Main-d’oeuvre importée
Pour concilier modèle économique neo-libéral et politiques migratoires xénophobes, à ce jour, le gouvernement semble avoir trouver une solution : importer de la main-d’oeuvre étrangère à la demande. En effet, sous la houlette du ministère de l’Intérieur, l’UMIH, principal syndicat patronal de l’hôtellerie et de la restauration tente de signer une convention avec la Tunisie afin de faire venir des jeunes travailleurs étrangers pour la saison. Quelle absurdité quand on renvoie à coup d’OQTF des jeunes travailleurs étrangers qui eux sont formés, parfois déjà en poste et qui participent à la vie locale.

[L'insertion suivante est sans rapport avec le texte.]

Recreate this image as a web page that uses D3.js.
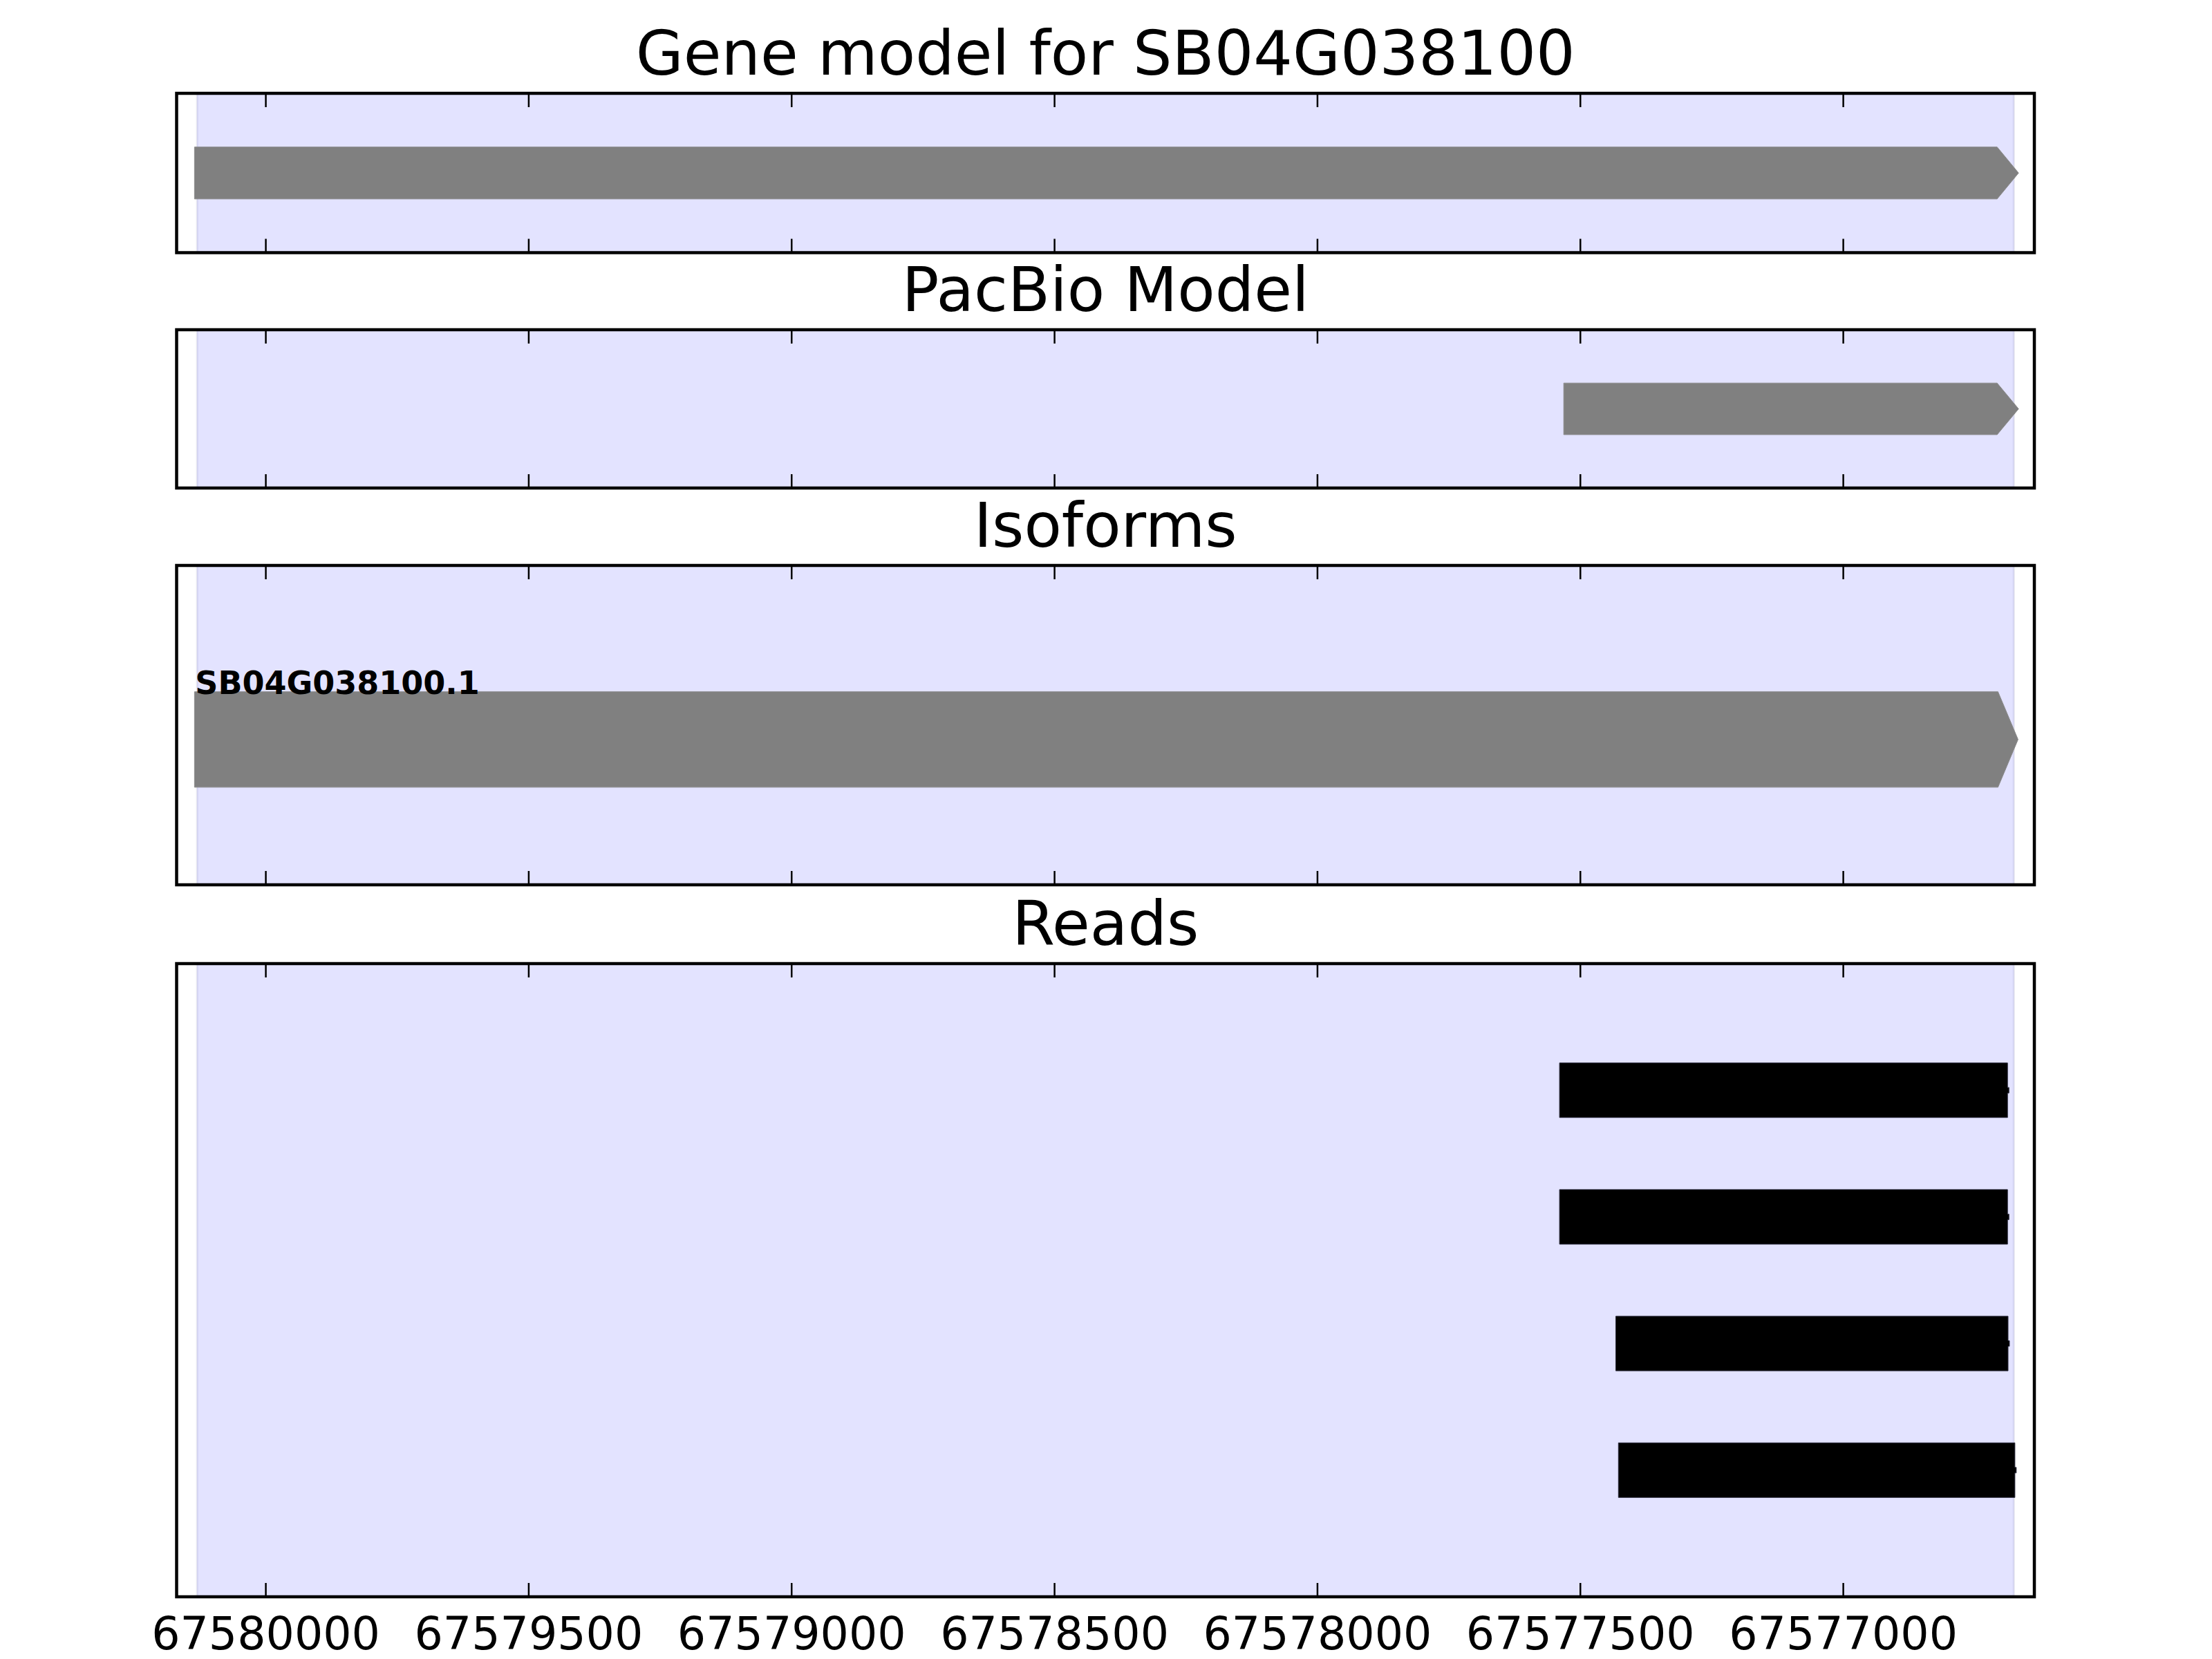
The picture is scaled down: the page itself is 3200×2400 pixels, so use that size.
<!DOCTYPE html>
<html>
<head>
<meta charset="utf-8">
<script src="https://cdn.jsdelivr.net/npm/d3@7"></script>
<style>
  html, body { margin: 0; padding: 0; background: #ffffff; }
  svg { display: block; }
</style>
</head>
<body>
<svg id="chart" width="3200" height="2400"></svg>
<script>
// ---------------- DATA ----------------
const panelTitles = ["Gene model for SB04G038100", "PacBio Model", "Isoforms", "Reads"];
const xDomain = [67580169, 67576636];          // reversed genomic axis (minus strand)
const tickValues = [67580000, 67579500, 67579000, 67578500, 67578000, 67577500, 67577000];
const shadeRange = [67580130, 67576675];

// gene model (start, end incl. arrow tip)
const geneModel = [{ start: 67580135, end: 67576666 }];
// PacBio model
const pacbioModel = [{ start: 67577531, end: 67576666 }];
// isoforms
const isoformNames = ["SB04G038100.1"];
const isoformStarts = [67580135];
const isoformEnds = [67576667];
// reads (row index, start, end)
const readRows = [1, 2, 3, 4];
const readStarts = [67577539, 67577539, 67577432, 67577427];
const readEnds = [67576687, 67576687, 67576686, 67576673];

// ---------------- LAYOUT ----------------
const svg = d3.select("#chart");
const left = 255.5, right = 2943;
const panels = [
  { top: 135, bottom: 365.5 },
  { top: 477, bottom: 706 },
  { top: 818, bottom: 1280 },
  { top: 1394, bottom: 2310 }
];
const x = d3.scaleLinear().domain(xDomain).range([left, right]);
const titleFont = "DejaVu Sans, sans-serif";

function drawPanel(i) {
  const p = panels[i];
  const g = svg.append("g");
  const clipId = "clip" + i;
  svg.append("clipPath").attr("id", clipId)
    .append("rect").attr("x", left).attr("y", p.top)
    .attr("width", right - left).attr("height", p.bottom - p.top);
  const inner = g.append("g").attr("clip-path", `url(#${clipId})`);
  inner.append("rect")
    .attr("x", x(shadeRange[0])).attr("y", p.top)
    .attr("width", x(shadeRange[1]) - x(shadeRange[0]))
    .attr("height", p.bottom - p.top)
    .attr("fill", "#e3e3ff")
    .attr("stroke", "rgba(120,120,170,0.18)")
    .attr("stroke-width", 3);
  g.append("text")
    .attr("x", (left + right) / 2).attr("y", p.top - 27)
    .attr("text-anchor", "middle")
    .attr("font-family", titleFont).attr("font-size", 89)
    .attr("fill", "#000").text(panelTitles[i]);
  return { g, inner, p };
}

function arrowPath(x0, x1, yc, h, head) {
  const xb = x1 - head;
  return `M${x0},${yc - h / 2}L${xb},${yc - h / 2}L${x1},${yc}L${xb},${yc + h / 2}L${x0},${yc + h / 2}Z`;
}

function drawFrame(ctx, withLabels) {
  const { g, p } = ctx;
  const axB = d3.axisBottom(x).tickValues(tickValues).tickSize(-20)
    .tickPadding(30).tickFormat(withLabels ? d3.format("d") : () => "");
  const axT = d3.axisTop(x).tickValues(tickValues).tickSize(-20).tickFormat(() => "");
  const gb = g.append("g").attr("transform", `translate(0,${p.bottom})`).call(axB);
  const gt = g.append("g").attr("transform", `translate(0,${p.top})`).call(axT);
  [gb, gt].forEach(a => {
    a.select(".domain").remove();
    a.selectAll(".tick line").attr("stroke", "#000").attr("stroke-width", 2.5);
  });
  gb.selectAll(".tick text").attr("font-family", titleFont).attr("font-size", 65).attr("fill", "#000");
  g.append("rect")
    .attr("x", left).attr("y", p.top)
    .attr("width", right - left).attr("height", p.bottom - p.top)
    .attr("fill", "none").attr("stroke", "#000").attr("stroke-width", 4.5);
}

// Panel 1: gene model
{
  const ctx = drawPanel(0);
  const y = d3.scaleLinear().domain([0, 1]).range([ctx.p.bottom, ctx.p.top]);
  const h = (y(0) - y(0.326));
  ctx.inner.selectAll("path.gene").data(geneModel).join("path")
    .attr("d", d => arrowPath(x(d.start), x(d.end), y(0.5), h, 31))
    .attr("fill", "#808080").attr("stroke", "#8a8a8a").attr("stroke-width", 1);
  drawFrame(ctx, false);
}
// Panel 2: PacBio
{
  const ctx = drawPanel(1);
  const y = d3.scaleLinear().domain([0, 1]).range([ctx.p.bottom, ctx.p.top]);
  const h = (y(0) - y(0.326));
  ctx.inner.selectAll("path.pb").data(pacbioModel).join("path")
    .attr("d", d => arrowPath(x(d.start), x(d.end), y(0.5), h, 31))
    .attr("fill", "#808080").attr("stroke", "#8a8a8a").attr("stroke-width", 1);
  drawFrame(ctx, false);
}
// Panel 3: isoforms
{
  const ctx = drawPanel(2);
  const y = d3.scaleLinear().domain([0, 1]).range([ctx.p.bottom, ctx.p.top]);
  const h = (y(0) - y(0.299));
  const iso = isoformNames.map((n, i) => ({ name: n, start: isoformStarts[i], end: isoformEnds[i] }));
  ctx.inner.selectAll("path.iso").data(iso).join("path")
    .attr("d", d => arrowPath(x(d.start), x(d.end), y(0.455), h, 29))
    .attr("fill", "#808080").attr("stroke", "#8a8a8a").attr("stroke-width", 1);
  ctx.g.selectAll("text.iso").data(iso).join("text")
    .attr("x", d => x(d.start) + 1).attr("y", y(0.455) - h / 2 + 3)
    .attr("font-family", titleFont).attr("font-weight", "bold").attr("font-size", 46)
    .attr("fill", "#000").text(d => d.name);
  drawFrame(ctx, false);
}
// Panel 4: reads
{
  const ctx = drawPanel(3);
  const y = d3.scaleLinear().domain([0, 5]).range([ctx.p.top, ctx.p.bottom]);
  const h = 79;
  const reads = readRows.map((r, i) => ({ row: r, start: readStarts[i], end: readEnds[i] }));
  ctx.inner.selectAll("path.read").data(reads).join("path")
    .attr("d", d => {
      const x0 = x(d.start), x1 = x(d.end), yc = y(d.row);
      return `M${x0},${yc - h / 2}L${x1},${yc - h / 2}L${x1},${yc - 4}L${x1 + 2},${yc - 4}L${x1 + 2},${yc + 4}L${x1},${yc + 4}L${x1},${yc + h / 2}L${x0},${yc + h / 2}Z`;
    })
    .attr("fill", "#000").attr("stroke", "#2a2a3a").attr("stroke-width", 1);
  drawFrame(ctx, true);
}
</script>
</body>
</html>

C’était le cas d’Adama qui avait eu plusieurs promesses d’embauche, avant de décrocher un CDI dans un hôtel, dont la patronne était prête à payer une amende pour combler son manque d’effectif et garantir ainsi son activité. Il a pendant quatre ans contribué à la vie ici en étant bénévole pour le point accueil jour, au festival EHZ, en portant le témoin de la Korrika, ou en aidant plusieurs personnes âgées pendant le confinement… Pourtant le gouvernement s’acharne à criminaliser ces migrants. Il nous revient de lui donner tort en continuant à les accueillir et faire preuve de solidarité, c’est le meilleur investissement qu’il soit pour l’avenir.